Mukuro and Hibari's character CD, "Sakura addiction", became the most successful Reborn! character CD, debuting in ninth place in the Oricon charts. The single reached its peak at seventh place, but remained in the chart's Top 40 till mid-January 2008. The second annual Seiyu Awards nominated both Toshinobu Iida and Takashi Kondō for "Best Musical Performance", and Toshinobu also received a "Best Rookie Actor" nomination for his portrayal as Mukuro Rokudo, but he did not win either.

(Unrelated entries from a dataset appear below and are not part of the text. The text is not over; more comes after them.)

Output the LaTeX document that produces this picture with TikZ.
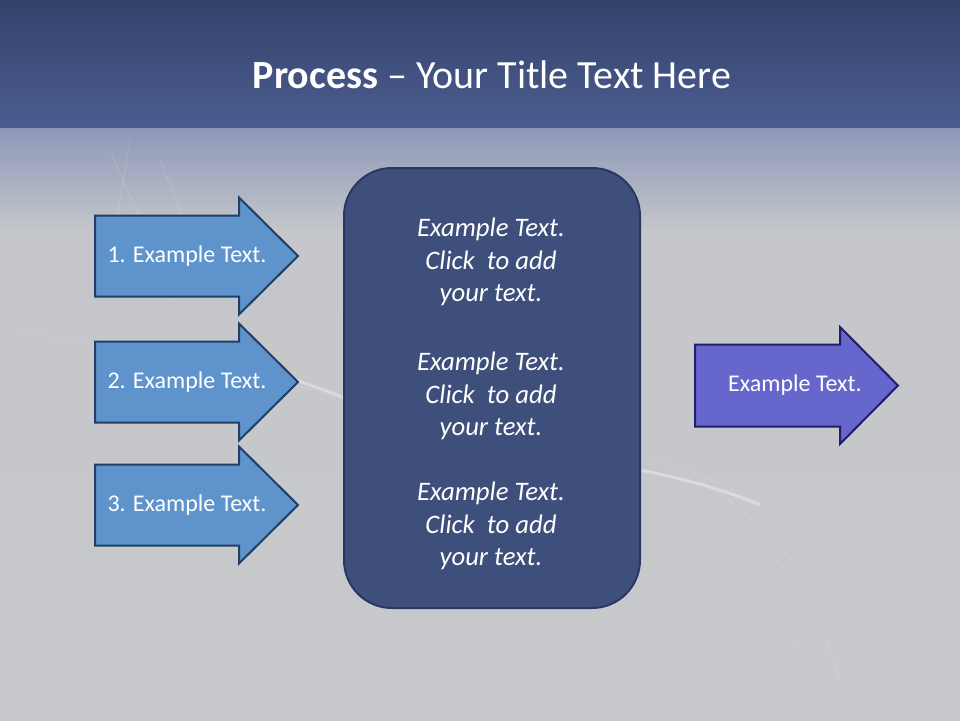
\documentclass[tikz,border=0pt]{standalone}
\usepackage{fontspec}
\setmainfont{Carlito}
\definecolor{bandtop}{HTML}{34426A}
\definecolor{bandbot}{HTML}{4B5D91}
\definecolor{mist}{HTML}{8E98B9}
\definecolor{graybg}{HTML}{C4C6CB}
\definecolor{graybot}{HTML}{C8C9CC}
\definecolor{lblue}{HTML}{5E93CB}
\definecolor{lblueline}{HTML}{1F3F66}
\definecolor{rblue}{HTML}{6666CC}
\definecolor{rblueline}{HTML}{1E1E6A}
\definecolor{cboxfill}{HTML}{3E4F7B}
\definecolor{cboxline}{HTML}{2A3760}
\tikzset{
  larrow/.style={fill=lblue, draw=lblueline, line width=2pt, line join=miter},
  rarrow/.style={fill=rblue, draw=rblueline, line width=2pt, line join=miter},
  cbox/.style={fill=cboxfill, draw=cboxline, line width=2pt, rounded corners=48pt,
    minimum width=296pt, minimum height=440pt, inner sep=0pt},
  atext/.style={text=white, font=\fontsize{24}{29}\selectfont, inner sep=0pt},
  ctext/.style={text=white, font=\fontsize{26.7}{32.2}\selectfont\itshape, align=center, inner sep=0pt},
  ttext/.style={text=white, font=\fontsize{40}{48}\selectfont, inner sep=0pt},
  streak/.style={white, opacity=0.2, line width=0.5pt}
}
\begin{document}
\begin{tikzpicture}[x=1pt,y=-1pt]
\useasboundingbox (0,0) rectangle (960,720);
% background
\shade[top color=bandtop, bottom color=bandbot] (0,0) rectangle (960,128);
\shade[top color=mist, bottom color=graybg] (0,128) rectangle (960,230);
\shade[top color=graybg, bottom color=graybot] (0,230) rectangle (960,720);
% faint streaks
\draw[streak] (110,150) -- (175,300);
\draw[streak] (130,140) -- (115,230);
\draw[streak] (160,160) -- (200,260);
\draw[streak, opacity=0.15] (20,330) .. controls (150,360) and (260,370) .. (345,400);
\draw[streak, opacity=0.35, line width=3pt] (290,378) .. controls (310,385) and (330,392) .. (345,398);
\draw[streak, opacity=0.35, line width=3pt] (640,470) .. controls (680,478) and (720,488) .. (760,505);
\draw[streak] (650,460) .. controls (700,470) and (760,500) .. (820,540);
\draw[streak] (700,480) .. controls (760,520) and (800,560) .. (830,620);
\draw[streak] (760,540) .. controls (810,600) and (830,640) .. (840,680);
\draw[streak, opacity=0.15] (660,500) .. controls (740,540) and (780,580) .. (800,650);
% title
\node[ttext] (title) at (492,75) {\textbf{Process} -- Your Title Text Here};
% left arrows
\foreach \c in {256,382,505}
  \draw[larrow] (95,\c-40.5) -- (239,\c-40.5) -- (239,\c-58.5) -- (298,\c)
    -- (239,\c+58.5) -- (239,\c+40.5) -- (95,\c+40.5) -- cycle;
\node[atext] (a1) at (187,256) {1. Example Text.};
\node[atext] (a2) at (187,382) {2. Example Text.};
\node[atext] (a3) at (187,505) {3. Example Text.};
% centre box
\node[cbox] (box) at (492,388) {};
\node[ctext] (c1) at (491,262) {Example Text.\\Click\ \ to add\\your text.};
\node[ctext] (c2) at (491,396) {Example Text.\\Click\ \ to add\\your text.};
\node[ctext] (c3) at (491,526) {Example Text.\\Click\ \ to add\\your text.};
% right arrow
\draw[rarrow] (695,344.5) -- (840,344.5) -- (840,327) -- (898,385.5)
  -- (840,444) -- (840,426.5) -- (695,426.5) -- cycle;
\node[atext] (r1) at (795,385) {Example Text.};
\end{tikzpicture}
\end{document}
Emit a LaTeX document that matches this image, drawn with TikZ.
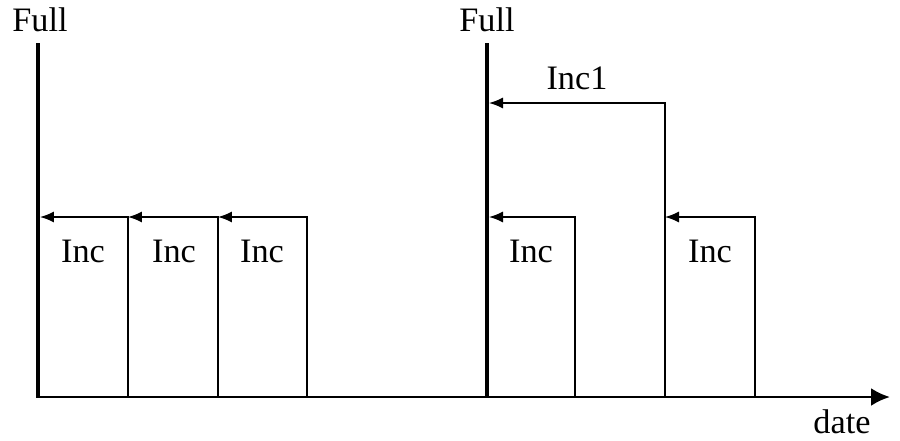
\documentclass[tikz,border=0pt]{standalone}
\usepackage{fontspec}
\setmainfont{Liberation Serif}
\usetikzlibrary{arrows.meta}
\tikzset{
	fullline/.style={line width=2.2pt},
	axisline/.style={line width=1.6pt, -{Latex[length=3.8mm,width=3.6mm]}},
	incline/.style={line width=0.8pt, -{Latex[length=2.8mm,width=2.2mm]}},
	lab/.style={anchor=base, inner sep=0pt, font=\fontsize{19.5}{22}\selectfont}
}
\begin{document}
\begin{tikzpicture}[x=0.02cm, y=-0.02cm]
			%%%%% START %%%%%
			\useasboundingbox (0, 0) rectangle (900, 440);
			
			% time axis
			\coordinate (o) at (36, 397);
			\coordinate (tip) at (890, 397);
			\draw[axisline] (o) -- (tip);
			\node[lab] (date) at (842, 433) {date};
			
			% full backups
			\coordinate (f1top) at (38, 43);
			\coordinate (f1bot) at (38, 397);
			\draw[fullline] (f1top) -- (f1bot);
			\node[lab] (full1) at (40, 31) {Full};
			
			\coordinate (f2top) at (487, 43);
			\coordinate (f2bot) at (487, 397);
			\draw[fullline] (f2top) -- (f2bot);
			\node[lab] (full2) at (487, 31) {Full};
			
			% incrementals after first full
			\coordinate (a1) at (40, 217);
			\coordinate (b1) at (128, 397);
			\coordinate (a2) at (128, 217);
			\coordinate (b2) at (218, 397);
			\coordinate (a3) at (218, 217);
			\coordinate (b3) at (307, 397);
			\draw[incline] (b1) |- (a1);
			\draw[incline] (b2) |- (a2);
			\draw[incline] (b3) |- (a3);
			\node[lab] (inc1) at (83, 262) {Inc};
			\node[lab] (inc2) at (174, 262) {Inc};
			\node[lab] (inc3) at (262, 262) {Inc};
			
			% incrementals after second full
			\coordinate (c1) at (489, 103);
			\coordinate (d1) at (665, 397);
			\draw[incline] (d1) |- (c1);
			\node[lab] (incone) at (577, 89) {Inc1};
			
			\coordinate (c2) at (489, 217);
			\coordinate (d2) at (575, 397);
			\draw[incline] (d2) |- (c2);
			\node[lab] (inc4) at (531, 262) {Inc};
			
			\coordinate (c3) at (665, 217);
			\coordinate (d3) at (755, 397);
			\draw[incline] (d3) |- (c3);
			\node[lab] (inc5) at (710, 262) {Inc};
			%%%%% END %%%%%
\end{tikzpicture}
\end{document}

In publications focused on manga and anime reviews, Mukuro's concept has received praise and acclaim. Leroy Douresseaux of comicbookbin.com views him as "murderous and supernaturally powerful," as well as being a "slippery and formidable villain" by the way he attacks Tsuna and his friends. Sam Kusek of Manga Recon likes Mukuro as the enigmatic villain, though believes him to be a "big creep". He also praises Akira Amano for the originality of Mukuro's techniques, viewing it as "one of the most interesting ideas I've seen," and making him, along with Tsuna, the "real winners overall" of volume 9. However, David Rasmussen from mangalife.com commented that the fight against Mukuro in the manga is a "long, long, DragonBall-Z-sized struggle". As such, he mentioned that the fight is very likable for readers who enjoy "super-powerful people" and long fights. Manga News praised Mukuro's character development in volume 40, commenting that he and Chrome are the heart of the volume. Also, his teamwork with Chrome in the battle against Vindice in the same volume is commented to be rather "tactical but still spectacular."